Half of UK financial services staff want shift to flexible working

04 November 2020 Consultancy.uk 4 min. read

More than one-quarter of finance workers want to work from home full time once Covid-19 passes, while one-in-ten are looking to relocate following the pandemic. While different generations within the workforce have historically held contrasting views on ways of working, the preference for more flexibility is consistent across age groups, suggesting the pandemic has already initiated a profound cultural shift.

A number of recent studies have shown that attitudes to remote working have changed drastically over the course of 2020. When the first lockdown wound down, 37% of people polled said they expected to work from home more than before. This may be a result of having become aware that the majority of their responsibilities were not contingent on sitting in the office – but it is also likely that many workers in that poll were wary of rushing back to work and exposing themselves to a dreaded second wave of Covid-19.

Further polling revealed that 60% of staff expected a return to regular work by the end of summer, but were feeling uncomfortable about it. Around 45% of respondents, meanwhile, said they were most concerned about bringing Covid-19 into their home.
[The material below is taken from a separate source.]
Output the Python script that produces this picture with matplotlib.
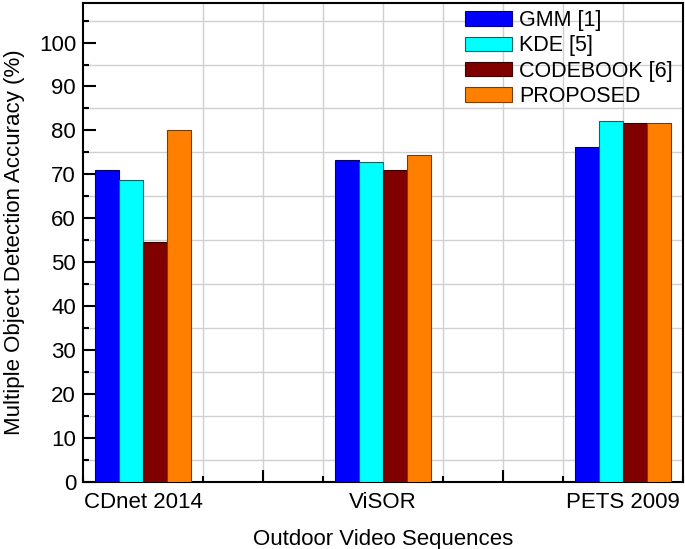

With no vaccine in sight to shield workers from the pandemic, and the number of daily new cases in Britain already rising swiftly in September, a sizeable portion of the labour market clearly felt it was being pushed back to work for the state of the economy, while a significant health risk remained.

Half of UK financial services staff want shift to flexible working

As the infection rate of the UK continues to boom, having hovered consistently at 20,000 new cases a day toward the end of October, those fears have surely been proven to be right. With the UK Government finally announcing plans for a second (albeit more lenient) lockdown, the shift in attitudes regarding home working are likely to become even further entrenched. According to a new study presented by KPMG and the Financial Services Skills Commission, this shift in norms is already particularly pronounced in the UK’s financial sector.
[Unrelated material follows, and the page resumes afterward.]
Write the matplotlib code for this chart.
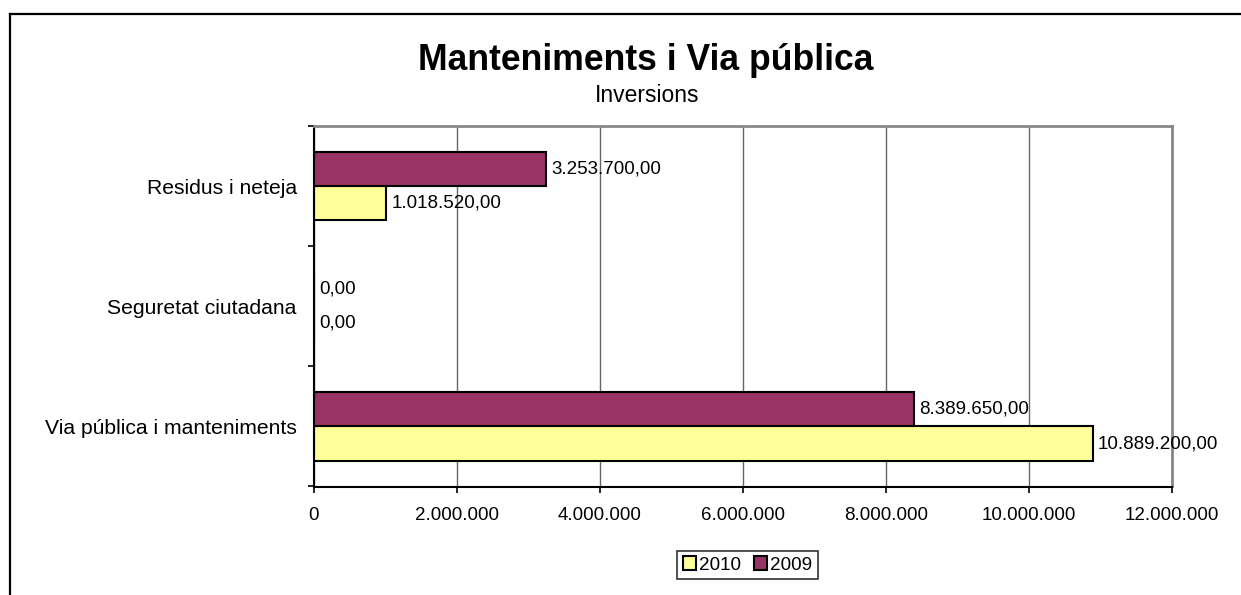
import matplotlib
matplotlib.use("Agg")
import matplotlib.pyplot as plt
from matplotlib.lines import Line2D
import numpy as np

# chart data
categories = ["Via pública i manteniments", "Seguretat ciutadana", "Residus i neteja"]
series_names = ["2010", "2009"]
values_2010 = [10889200.00, 0.00, 1018520.00]
values_2009 = [8389650.00, 0.00, 3253700.00]
x_ticks = [0, 2000000, 4000000, 6000000, 8000000, 10000000, 12000000]

plt.rcParams['font.family'] = ['Liberation Sans', 'DejaVu Sans']


def ca_format(v, decimals=2):
    '''Catalan number format: 1.234.567,89'''
    s = f"{v:,.{decimals}f}"
    return s.replace(",", "X").replace(".", ",").replace("X", ".")


def main():
    fig = plt.figure(figsize=(12.41, 5.95), dpi=100)
    W, H = 1241, 595
    ax = fig.add_axes([313.5 / W, 1 - 486.5 / H, (1172 - 313.5) / W, (486.5 - 126) / H])

    y = np.arange(len(categories))
    bar_h = 1 / 3.5  # Excel gap width 150%
    b10 = ax.barh(y - bar_h / 2, values_2010, height=bar_h, color="#FFFF99",
                  edgecolor="black", linewidth=1.5, label=series_names[0])
    b09 = ax.barh(y + bar_h / 2, values_2009, height=bar_h, color="#993366",
                  edgecolor="black", linewidth=1.5, label=series_names[1])

    for bars, vals in ((b10, values_2010), (b09, values_2009)):
        ax.bar_label(bars, labels=[ca_format(v) for v in vals], padding=4,
                     fontsize=13.5)

    ax.set_xlim(0, 12000000)
    ax.set_ylim(-0.5, len(categories) - 0.5)
    ax.set_xticks(x_ticks)
    ax.set_xticklabels([ca_format(v, 0) for v in x_ticks], fontsize=13.5)
    ax.set_yticks(y)
    ax.set_yticklabels(categories, fontsize=15.2)
    ax.set_yticks(np.arange(len(categories) + 1) - 0.5, minor=True)
    ax.tick_params(axis="y", which="major", length=0, pad=12)
    ax.tick_params(axis="y", which="minor", length=4.5, width=1.2, direction="out")
    ax.tick_params(axis="x", length=4, width=1.2, pad=10.5)

    ax.grid(axis="x", color="#666666", linewidth=1)
    ax.set_axisbelow(True)
    for side in ("left", "bottom"):
        ax.spines[side].set_color("black")
        ax.spines[side].set_linewidth(1.5)
    for side in ("top", "right"):
        ax.spines[side].set_color("#888888")
        ax.spines[side].set_linewidth(2)

    fig.text(646 / W, 1 - 60 / H, "Manteniments i Via pública", fontsize=25.6,
             fontweight="bold", ha="center", va="center")
    fig.text(647 / W, 1 - 96 / H, "Inversions", fontsize=16.5,
             ha="center", va="center")

    leg = fig.legend(handles=[b10, b09], loc="center", ncol=2,
                     bbox_to_anchor=(747.5 / W, 1 - 565 / H), fontsize=13.6,
                     frameon=True, fancybox=False, edgecolor="black",
                     handlelength=0.7, handleheight=0.7, handletextpad=0.15,
                     columnspacing=0.7, borderpad=0.3, borderaxespad=0)
    leg.get_frame().set_linewidth(1.2)

    # outer chart border (cropped at right and bottom)
    fig.add_artist(Line2D([10 / W, 10 / W], [0, 1 - 14 / H], color="black",
                          linewidth=1.6, transform=fig.transFigure))
    fig.add_artist(Line2D([10 / W, 1], [1 - 14 / H, 1 - 14 / H], color="black",
                          linewidth=1.6, transform=fig.transFigure))

    fig.savefig("out.png", dpi=100)


if __name__ == "__main__":
    main()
Polling conducted by intelligence firm Savanta – which surveyed 1,510 members of the UK workforce, including 632 employees working within financial services – shows one-in-two workers now want to continue to work from home for at least part of the week. Over the course of the UK’s first lockdown, the financial sector was able to successfully transition to a remote working model, with 78% of financial services workers surveyed saying they have worked effectively from home. As a result, more people now seem to regard a five-day week in the office as an unnecessary risk – not to mention a waste of time and resources.

Mel Newton, Head of Financial Services People Consulting at KPMG UK, commented, “Covid-19 has created a global shift in ways of working. With much of the workforce scattered across a variety of home-offices, kitchen tables, and spare bedrooms, this has presented both difficulty and, in some cases, welcome flexibility… [However], it is important to note that only half of the workforce want to continue working this way, and that clear division is important.”

According to Newton, the research also shows that “flexibility is more than just allowing people to work from home on the occasional Friday,” and rather what the future workforce wants is “personal choice.” For 26% of respondents, for example, the new ways of working adopted during lockdown have been so positive that they are keen to work from home full-time. Some are considering even more significant changes, with 13% looking for a change of location, be that home or office, after the pandemic. As a result, Newton warned employers that they will only “make the best of their talent if they employ them more thoughtfully.”

Illustrating this, KPMG and the Financial Services Skills Commission state that 53% of financial services workers aged 31-45 are most driven to work more flexibly, while 28% of workers under 30 keen to extend this even further to working from home permanently. However, while many research pieces find that different generations within the workforce hold contrasting views on ways of working, the preference for at least some flexibility is consistent across all age groups.

In order to facilitate any such change, however, employers will also need to help their workforce improve their digital and practical skillsets. Around 30% of respondents told researchers they need more digital expertise, while only a quarter have been offered digital training by their employers – and 21% said they are relying on different management and leadership skills while working remotely, yet only 17% have been offered training on it.

Claire Tunley, CEO at Financial Services Skills Commission, remarked, “The last few months has brought the skills challenges facing the UK financial services sector into greater focus. As we have experienced a huge leap forwards in digitisation and remote working, the need to upskill our employees in digital and technological expertise is more important than ever. Increased investment in our employees’ future skills, alongside a sophisticated remote and flexible working offer, will help the UK financial services firms address the skills crisis the sector has been facing, attract talent, and position it for a successful future.”